The festival will run from March 27-31, with an Opening Night Party and talks at the Tucson Museum of Art, and screenings at the Center for Creative Photography and Harkins Tucson Spectrum 18. All films are in Spanish with English subtitles. As always, Tucson Cine Mexico events are free. 

More than half of the films in this year’s festival lineup are directed by women. Alejandra Márquez Abella directs Las niñas bien / The Good Girls, making its Arizona Premiere at the festival on March 29. Hailed by Variety as one of this year’s “10 Directors to Watch” alongside Bradley Cooper and Alonso Ruizpalacios (Güeros), Márquez Abella’s film stars Ilse Salas (Güeros, Cantinflas) in a portrait of a wealthy woman’s social decay. Lila Avilés makes her acclaimed film debut with The Chambermaid, based on her own play La camarera.

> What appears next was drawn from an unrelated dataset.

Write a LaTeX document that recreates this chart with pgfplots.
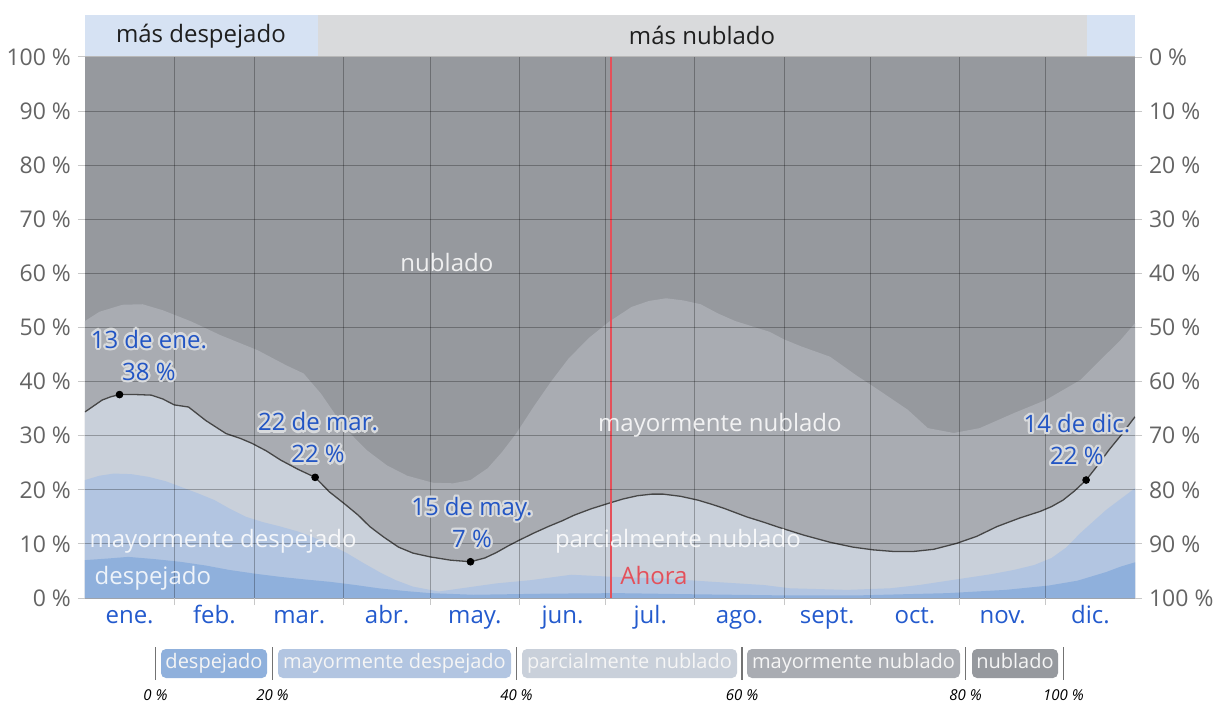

Focusing on a maid (Gabriela Cartol) working in a luxury Mexico City hotel, The Chambermaid is the winner of the Tucson Cine Mexico 2019 Jaguar Award for Outstanding Directorial Debut. Internationally acclaimed photographer Maya Goded directs her first documentary Plaza de la Soledad, screening March 28 at the Center for Creative Photography. And Mexico’s best-known woman director María Novaro directs Tesoros Treasures, a sweet children’s story closing the festival at the family-friendly time of 2pm on Sunday March 31. This year for the first time, Tucson Cine Mexico committee members will bestow the Ocelot Award for Outstanding Documentary. The Award will be announced during the festival.

Co-director/Co-programmer Vicky Westover: “Over the past 15 years we have built a mixed, diverse and enthusiastic audience, and our eclectic selection of films this year, which includes documentaries, dramas, a romantic comedy, and a family film, serves that audience. Several of the films this year, including Mamacita, The Good Girls; Guie’dani’s Navel; and The Chambermaid, reflect a concern with class in Mexican society, and these films further the conversation about servitude that Roma moved to the forefront, but they deal with the issue of class in a significantly different way. In addition to programming films that show the great variety of work being made in Mexico, Tucson Cine Mexico includes indigenous people and stories on the screen to more fully reflect Mexican society. One of the films in this year’s line-up that does this in a powerful way in Guie’dani’s Navel, and we are delighted that director Xavi Sala will be with us to engage in what we expect will be a vibrant post screening discussion with the audience.”   

The lineup is completed by the debut documentary film Mamacita by José Pablo Estrada Torrescano, a portrait of the filmmaker’s grandmother, an extravagant Mexican beauty queen living in her own kingdom with her loyal servants: gardener, chauffeur, chef, housekeeper and nurses. The 95-year-old lady has turned her house into a castle, hiding the open wounds of a prominent Mexican upper class family behind its stone walls.